- _To do_
Leave out the pictures, then output the lines of the records below from the first through the one containing "(0,0) rectangle (653,374);".

====== Input material ======

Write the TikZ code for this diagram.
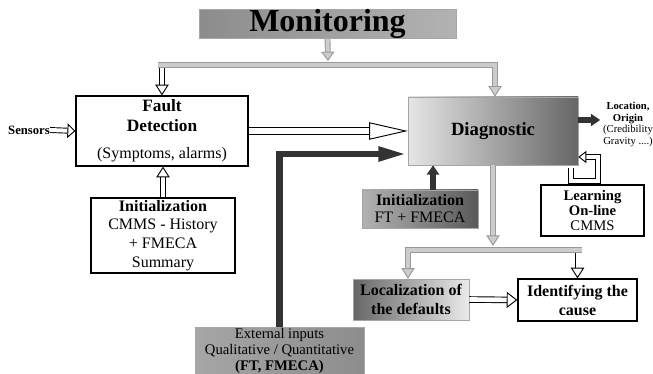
\documentclass[tikz,border=0pt]{standalone}
\usepackage{fontspec}
\setmainfont{Liberation Serif}
\usetikzlibrary{arrows.meta,calc}

\tikzset{
  box/.style={draw, line width=0.9pt, align=center, inner sep=0pt},
  shadebox/.style={draw=black!35, line width=0.4pt, align=center, inner sep=0pt},
  hollow/.style={draw=black, line width=0.7pt, double=white, double distance=#1},
  grayline/.style={draw=black!40, line width=0.7pt, double=black!20, double distance=#1},
  darkline/.style={draw=black!80, line width=#1},
}

\begin{document}
\begin{tikzpicture}[x=0.75pt, y=-0.75pt]
\useasboundingbox (0,0) rectangle (653,374);

\node[shadebox, left color=black!45, middle color=black!12, right color=black!30, minimum width=192.75pt, minimum height=19.5pt, font=\fontsize{24}{26}\selectfont\bfseries] (mon) at (327.5,24) {Monitoring};
\node[box, minimum width=129pt, minimum height=52.5pt, font=\fontsize{13}{15}\selectfont] (fd) at (162,131) {\bfseries Fault\\\bfseries Detection\\[5pt]\fontsize{12}{14}\selectfont(Symptoms, alarms)};
\node[shadebox, left color=black!10, right color=black!60, minimum width=127.5pt, minimum height=51pt, font=\fontsize{14}{16}\selectfont\bfseries] (diag) at (493,131) {Diagnostic};
\node[box, minimum width=108pt, minimum height=56.25pt, font=\fontsize{12}{14}\selectfont] (init1) at (163,235.5) {\bfseries Initialization\\CMMS - History\\+ FMECA\\Summary};
\node[shadebox, left color=black!30, middle color=black!10, right color=black!65, minimum width=87pt, minimum height=28.5pt, font=\fontsize{12}{12.75}\selectfont] (init2) at (420,209) {\bfseries Initialization\\FT + FMECA};
\node[box, minimum width=77.25pt, minimum height=38.25pt, font=\fontsize{11}{11.6}\selectfont] (learn) at (592.5,210.5) {\bfseries Learning\\\bfseries On-line\\CMMS};
\node[shadebox, left color=black!60, right color=black!8, minimum width=87pt, minimum height=30.75pt, font=\fontsize{12}{14.25}\selectfont\bfseries] (loc) at (411,299.5) {Localization of\\the defaults};
\node[box, minimum width=89.25pt, minimum height=31.5pt, font=\fontsize{12}{14.25}\selectfont\bfseries] (ident) at (577.5,300) {Identifying the\\cause};
\node[shadebox, left color=black!35, middle color=black!8, right color=black!45, minimum width=126.75pt, minimum height=35.25pt, font=\fontsize{11}{12}\selectfont] (ext) at (279.5,350.5) {External inputs\\Qualitative / Quantitative\\\bfseries (FT, FMECA)};
\node[inner sep=0pt, font=\fontsize{9.5}{11}\selectfont\bfseries] (sens) at (29,130) {Sensors};
\node[inner sep=0pt, align=center, font=\fontsize{8}{8.75}\selectfont] (locout) at (628,124.5) {\bfseries Location,\\\bfseries Origin\\(Credibility\\Gravity ....)};

\coordinate (bartop) at (328,61);
\coordinate (barL) at (158,65);
\coordinate (barR) at (495,65);
\coordinate (lbartop) at (493,246);
\coordinate (lbarL) at (408,250);
\coordinate (lbarR) at (582,250);
\coordinate (i2) at (433,190);
\coordinate (d1) at ($(diag.east)+(0,-11)$);
\coordinate (lp) at (571,168);

\draw[grayline=3pt, -{Triangle[length=7pt, width=10pt, fill=black!20]}] (mon.south) -- (bartop);
\draw[hollow=3pt, -{Triangle[length=8pt, width=10pt, fill=white]}] (fd.north |- barL) -- (fd.north);
\draw[grayline=3.5pt, -{Triangle[length=8pt, width=10pt, fill=black!20]}] (barL) -- (barR) -- (barR |- diag.north);

\draw[hollow=3pt, -{Triangle[length=6pt, width=11pt, fill=white]}] (sens.east) -- (fd.west);
\draw[hollow=4.5pt, -{Triangle[length=29pt, width=13pt, fill=white]}] (fd.east) -- (diag.west);
\draw[hollow=3pt, -{Triangle[length=8pt, width=10pt, fill=white]}] (init1.north) -- (init1.north |- fd.south);

\draw[darkline=5pt, -{Triangle[length=22pt, width=10pt]}] (ext.north) |- ($(diag.west)+(0,23)$);
\draw[darkline=4pt, -{Triangle[length=7pt, width=9pt]}] (i2) -- (i2 |- diag.south);
\draw[darkline=4pt, -{Triangle[length=7pt, width=9pt]}, shorten >=2pt] (d1) -- (d1 -| locout.west);
\draw[hollow=3pt, -{Triangle[length=6pt, width=9pt, fill=white]}] (lp) -- (571,181) -- (598,181) -- (598,157) -- ($(diag.east)+(0,26)$);

\draw[grayline=3pt, -{Triangle[length=8pt, width=10pt, fill=black!20]}] (diag.south) -- (lbartop);
\draw[hollow=3pt, -{Triangle[length=8pt, width=10pt, fill=white]}] (ident.north |- lbarR) -- (ident.north);
\draw[grayline=3.5pt, -{Triangle[length=8pt, width=10pt, fill=black!20]}] (lbarR) -- (lbarL) -- (lbarL |- loc.north);
\draw[hollow=3.5pt, -{Triangle[length=8pt, width=12pt, fill=white]}] (loc.east) -- (ident.west);
\end{tikzpicture}
\end{document}
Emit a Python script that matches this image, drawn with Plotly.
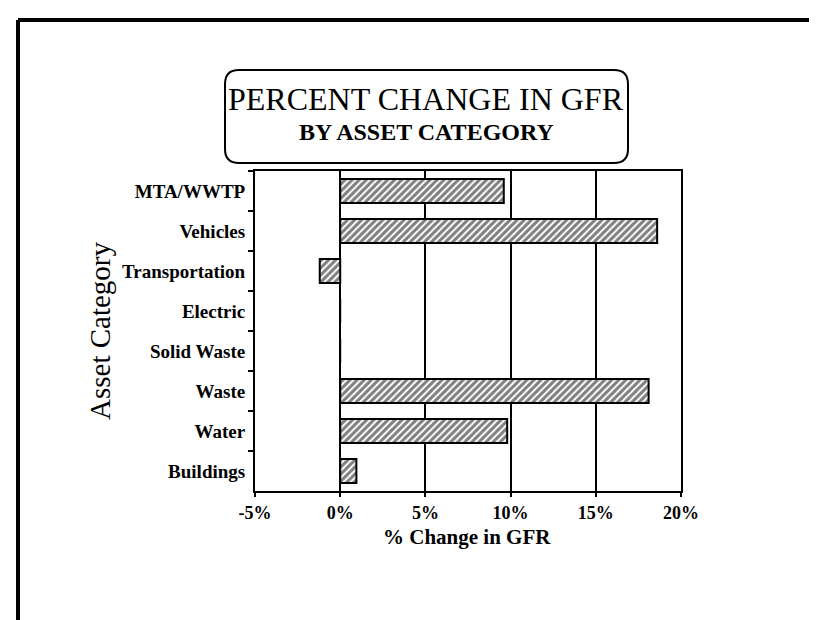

======

- _Task answer_
Write the TikZ code for this diagram.
\documentclass[tikz,border=0pt]{standalone}
\usepackage{fontspec}
\setmainfont{Liberation Serif}
\usetikzlibrary{arrows.meta,calc}

\tikzset{
  box/.style={draw, line width=0.9pt, align=center, inner sep=0pt},
  shadebox/.style={draw=black!35, line width=0.4pt, align=center, inner sep=0pt},
  hollow/.style={draw=black, line width=0.7pt, double=white, double distance=#1},
  grayline/.style={draw=black!40, line width=0.7pt, double=black!20, double distance=#1},
  darkline/.style={draw=black!80, line width=#1},
}

\begin{document}
\begin{tikzpicture}[x=0.75pt, y=-0.75pt]
\useasboundingbox (0,0) rectangle (653,374);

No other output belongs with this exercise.